Two Things That Characterize This Experience
We could talk for hours about what that experience is. In fact, most of my messages are just that — descriptions of the experience of the Spirit of God in the life of the believer. But I’ll mention two things from the book of Acts — things that mark the experience of being baptized in the Holy Spirit or of receiving the gift of the Spirit.
1. A heart of praise: One is a heart of praise. In Acts 10:46 the disciples knew the Holy Spirit had fallen because “they heard them speaking in tongues and extolling (or magnifying) God.” Speaking in tongues is one particular way of releasing the heart of praise. It may be present or may not. But one thing is sure: the heart in which the Holy Spirit has been poured out will stop magnifying self and start magnifying God. Heartfelt praise and worship is the mark of a real experience of the Holy Spirit.
2. Obedience: The other mark I’ll mention is obedience. In Acts 5:29 Peter and the apostles say to the Sadducees who had arrested them, “We must obey God rather than men.” Then in verse 32 he says, “We are witnesses to these things, and so is the Holy Spirit whom God gave to those who are obeying him.” (“Gave” is past tense; “obey” is present, ongoing tense.)
It is inevitable that when the object of your heart’s worship changes, your obedience changes.
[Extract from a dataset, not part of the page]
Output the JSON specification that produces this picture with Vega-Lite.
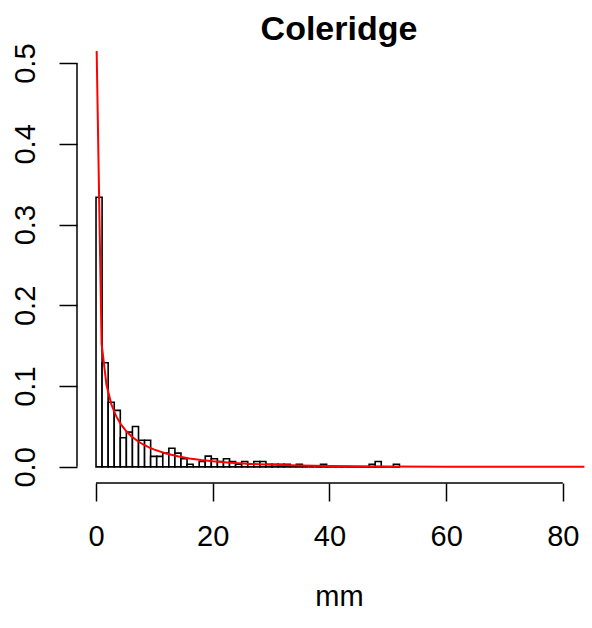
{
  "$schema": "https://vega.github.io/schema/vega-lite/v6.json",
  "width": 508,
  "height": 436,
  "autosize": {"type": "none"},
  "padding": {"left": 77, "top": 47, "right": 7, "bottom": 145},
  "background": "white",
  "title": {"text": "Coleridge", "font": "Liberation Sans", "fontSize": 34, "fontWeight": "bold", "color": "black", "anchor": "middle", "frame": "group", "baseline": "alphabetic", "offset": -31, "dx": 8},
  "config": {
    "view": {"stroke": null},
    "axis": {"grid": false, "labelFont": "Liberation Sans", "titleFont": "Liberation Sans", "labelColor": "black", "titleColor": "black", "tickColor": "black", "labelFontSize": 29, "titleFontSize": 29, "titleFontWeight": "normal", "tickWidth": 1.5, "tickSize": 18, "domain": false, "labelOverlap": false, "labelFlush": false}
  },
  "datasets": {
    "bars": [
      {"lo": 0, "hi": 1.04, "density": 0.334},
      {"lo": 1.04, "hi": 2.08, "density": 0.129},
      {"lo": 2.08, "hi": 3.12, "density": 0.080},
      {"lo": 3.12, "hi": 4.16, "density": 0.070},
      {"lo": 4.16, "hi": 5.2, "density": 0.036},
      {"lo": 5.2, "hi": 6.24, "density": 0.043},
      {"lo": 6.24, "hi": 7.28, "density": 0.050},
      {"lo": 7.28, "hi": 8.32, "density": 0.033},
      {"lo": 8.32, "hi": 9.36, "density": 0.033},
      {"lo": 9.36, "hi": 10.4, "density": 0.013},
      {"lo": 10.4, "hi": 11.44, "density": 0.013},
      {"lo": 11.44, "hi": 12.48, "density": 0.017},
      {"lo": 12.48, "hi": 13.52, "density": 0.023},
      {"lo": 13.52, "hi": 14.56, "density": 0.017},
      {"lo": 14.56, "hi": 15.6, "density": 0.010},
      {"lo": 15.6, "hi": 16.64, "density": 0.0033},
      {"lo": 16.64, "hi": 17.68, "density": 0},
      {"lo": 17.68, "hi": 18.72, "density": 0.0067},
      {"lo": 18.72, "hi": 19.76, "density": 0.0133},
      {"lo": 19.76, "hi": 20.8, "density": 0.010},
      {"lo": 20.8, "hi": 21.84, "density": 0.0067},
      {"lo": 21.84, "hi": 22.88, "density": 0.010},
      {"lo": 22.88, "hi": 23.92, "density": 0.0067},
      {"lo": 23.92, "hi": 24.96, "density": 0.0033},
      {"lo": 24.96, "hi": 26, "density": 0.0067},
      {"lo": 26, "hi": 27.04, "density": 0.0033},
      {"lo": 27.04, "hi": 28.08, "density": 0.0067},
      {"lo": 28.08, "hi": 29.12, "density": 0.0067},
      {"lo": 29.12, "hi": 30.16, "density": 0.0033},
      {"lo": 30.16, "hi": 31.2, "density": 0.0033},
      {"lo": 31.2, "hi": 32.24, "density": 0.0033},
      {"lo": 32.24, "hi": 33.28, "density": 0.0033},
      {"lo": 33.28, "hi": 34.32, "density": 0},
      {"lo": 34.32, "hi": 35.36, "density": 0.0033},
      {"lo": 35.36, "hi": 36.4, "density": 0},
      {"lo": 36.4, "hi": 37.44, "density": 0},
      {"lo": 37.44, "hi": 38.48, "density": 0},
      {"lo": 38.48, "hi": 39.52, "density": 0.0033},
      {"lo": 39.52, "hi": 40.56, "density": 0},
      {"lo": 40.56, "hi": 41.6, "density": 0},
      {"lo": 41.6, "hi": 42.64, "density": 0},
      {"lo": 42.64, "hi": 43.68, "density": 0},
      {"lo": 43.68, "hi": 44.72, "density": 0},
      {"lo": 44.72, "hi": 45.76, "density": 0},
      {"lo": 45.76, "hi": 46.8, "density": 0},
      {"lo": 46.8, "hi": 47.84, "density": 0.0033},
      {"lo": 47.84, "hi": 48.88, "density": 0.0067},
      {"lo": 48.88, "hi": 49.92, "density": 0},
      {"lo": 49.92, "hi": 50.96, "density": 0},
      {"lo": 50.96, "hi": 52, "density": 0.0033}
    ],
    "curve": [
      {"mm": 0.11, "density": 0.515},
      {"mm": 0.95, "density": 0.153},
      {"mm": 1.79, "density": 0.1016},
      {"mm": 2.63, "density": 0.0774},
      {"mm": 3.47, "density": 0.0625},
      {"mm": 4.3, "density": 0.0522},
      {"mm": 5.2, "density": 0.044},
      {"mm": 6, "density": 0.0382},
      {"mm": 7, "density": 0.0326},
      {"mm": 8, "density": 0.028},
      {"mm": 9, "density": 0.0244},
      {"mm": 10, "density": 0.0213},
      {"mm": 12, "density": 0.0166},
      {"mm": 14, "density": 0.0131},
      {"mm": 16, "density": 0.0104},
      {"mm": 18, "density": 0.0084},
      {"mm": 20, "density": 0.0068},
      {"mm": 23, "density": 0.005},
      {"mm": 26, "density": 0.0037},
      {"mm": 30, "density": 0.0025},
      {"mm": 35, "density": 0.0016},
      {"mm": 40, "density": 0.001},
      {"mm": 45, "density": 0.00064},
      {"mm": 50, "density": 0.00041},
      {"mm": 60, "density": 0.00017},
      {"mm": 70, "density": 0.00007},
      {"mm": 83.7, "density": 0.00002}
    ]
  },
  "layer": [
    {
      "data": {"name": "bars"},
      "mark": {"type": "rect", "fill": "white", "stroke": "black", "strokeWidth": 1.6},
      "encoding": {
        "x": {"field": "lo", "type": "quantitative", "scale": {"domain": [-3.26, 83.8], "nice": false, "zero": false},
              "axis": {"values": [0, 20, 40, 60, 80], "title": "mm", "labelPadding": 21, "titleY": 122, "titleX": 262, "titleBaseline": "alphabetic", "titleAnchor": "start", "titleAlign": "center"}},
        "x2": {"field": "hi"},
        "y": {"field": "density", "type": "quantitative", "scale": {"domain": [-0.02, 0.52], "nice": false, "zero": false},
              "axis": {"values": [0, 0.1, 0.2, 0.3, 0.4, 0.5], "format": ".1f", "title": null, "labelAngle": 270, "labelAlign": "center", "labelBaseline": "alphabetic", "labelPadding": 25}},
        "y2": {"datum": 0}
      }
    },
    {
      "data": {"name": "curve"},
      "mark": {"type": "line", "color": "#ff0000", "strokeWidth": 2, "clip": true},
      "encoding": {
        "x": {"field": "mm", "type": "quantitative"},
        "y": {"field": "density", "type": "quantitative"}
      }
    },
    {
      "data": {"values": [{}]},
      "mark": {"type": "rule", "color": "black", "strokeWidth": 1.5},
      "encoding": {"x": {"datum": 0}, "x2": {"datum": 80}, "y": {"datum": -0.02}}
    },
    {
      "data": {"values": [{}]},
      "mark": {"type": "rule", "color": "black", "strokeWidth": 1.5},
      "encoding": {"y": {"datum": 0}, "y2": {"datum": 0.5}, "x": {"datum": -3.26}}
    }
  ]
}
When Jesus baptizes you in the Holy Spirit, and infuses you with a new sense of the glory of God, you have a new desire and a new power (Acts 1:8) to obey. Whether or not you speak in tongues, these two things will be your experience if you have been baptized in the Holy Spirit — a new desire to magnify God in worship and a powerful disposition to obey God in everyday life.
2. How to Receive the Gift of the Holy Spirit
I close by pointing you to Peter’s instructions for how to receive the gift of the Holy Spirit in Acts 2:38–41:
1. The word of God must be heard. Peter has preached that in God’s plan Jesus was crucified, raised, and exalted as Lord over all the universe and that forgiveness of sin and spiritual renewal can be had from him. The Word has been heard.
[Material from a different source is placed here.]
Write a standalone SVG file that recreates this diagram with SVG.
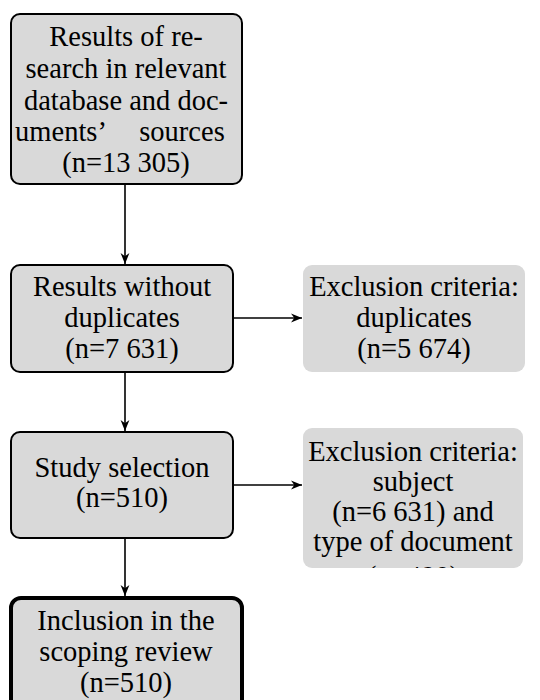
<svg xmlns="http://www.w3.org/2000/svg" width="540" height="700" viewBox="0 0 540 700">
<defs>
<style>
.box{fill:#d9d9d9;stroke:#000;stroke-width:2}
.excl{fill:#d9d9d9;stroke:none}
.final{fill:#d9d9d9;stroke:#000;stroke-width:4}
text{font-family:"Liberation Serif","Times New Roman",serif;font-size:28.5px;fill:#000;text-anchor:middle}
.con{stroke:#000;stroke-width:1.6;fill:none;marker-end:url(#ah)}
</style>
<marker id="ah" viewBox="0 0 10 10" refX="10" refY="5" markerWidth="11" markerHeight="11" markerUnits="userSpaceOnUse" orient="auto">
<path d="M0,1 L10,5 L0,9 L3,5 Z" fill="#000"/>
</marker>
<clipPath id="clipEx2"><rect x="303" y="428" width="220" height="140" rx="9"/></clipPath>
</defs>
<g id="connectors">
<line class="con" x1="125" y1="184" x2="125" y2="264"/>
<line class="con" x1="125" y1="372" x2="125" y2="431"/>
<line class="con" x1="125" y1="538" x2="125" y2="596"/>
<line class="con" x1="234" y1="318" x2="302" y2="318"/>
<line class="con" x1="234" y1="485" x2="302" y2="485"/>
</g>
<g id="n1">
<rect class="box" x="11" y="14" width="231" height="170" rx="9"/>
<text x="126" y="46">Results of re-</text>
<text x="126" y="78">search in relevant</text>
<text x="126" y="110">database and doc-</text>
<text y="141"><tspan x="61">uments’</tspan><tspan x="182">sources</tspan></text>
<text x="126" y="172">(n=13 305)</text>
</g>
<g id="n2">
<rect class="box" x="11" y="265" width="222" height="107" rx="9"/>
<text x="122" y="296">Results without</text>
<text x="122" y="327">duplicates</text>
<text x="122" y="358">(n=7 631)</text>
</g>
<g id="e1">
<rect class="excl" x="303" y="265" width="222" height="107" rx="9"/>
<text x="414" y="296">Exclusion criteria:</text>
<text x="414" y="327">duplicates</text>
<text x="414" y="358">(n=5 674)</text>
</g>
<g id="n3">
<rect class="box" x="11" y="432" width="222" height="106" rx="9"/>
<text x="122" y="477">Study selection</text>
<text x="122" y="507">(n=510)</text>
</g>
<g id="e2">
<rect class="excl" x="303" y="428" width="220" height="140" rx="9"/>
<g clip-path="url(#clipEx2)">
<text x="413" y="461">Exclusion criteria:</text>
<text x="413" y="491">subject</text>
<text x="413" y="521">(n=6 631) and</text>
<text x="413" y="551">type of document</text>
<text x="413" y="586">(n=490)</text>
</g>
</g>
<g id="n4">
<rect class="final" x="11" y="598" width="231" height="120" rx="10"/>
<text x="126" y="630">Inclusion in the</text>
<text x="126" y="661">scoping review</text>
<text x="126" y="692">(n=510)</text>
</g>
</svg>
2. The sovereign God must call men and women to himself, or they will never come. Verse 39 says, “The promise is to you and to your children and to all that are far off, everyone to whom the Lord our God calls to him.” No one comes to faith in Christ unless the Father draws him (John 6:44, 65). The preached word is heard with conviction and power only when the effectual call of God lays hold on the hearers.
3. We must “receive the word.” Verse 41: “So those who received his word were baptized.” Receiving the Word means that it becomes part of you so that you trust the Christ it presents. You trust his provision for your forgiveness. You trust his path for your life. You trust his power to help you obey. And you trust his promises for your future. And that radical commitment to Christ always involves repentance — a turning away from your own self-wrought provisions and paths and powers and promises. And when you really turn to Christ for new paths and new power, you open yourself to the Holy Spirit, because it is by his Spirit that Christ guides and empowers.
4. We must give an open expression of faith in the act of water baptism in obedience to Jesus Christ. Baptism was the universal experience of all Christians in the New Testament. There were no unbaptized Christians after Pentecost. Christ had commanded it (Matthew 28:18–20) and the church practiced it. So we do today.
Therefore, I invite you to experience the greatest thing in the world: Repent, trust Christ, open yourself to the power of his Spirit, be baptized in his name, and you will receive the gift of the Holy Spirit.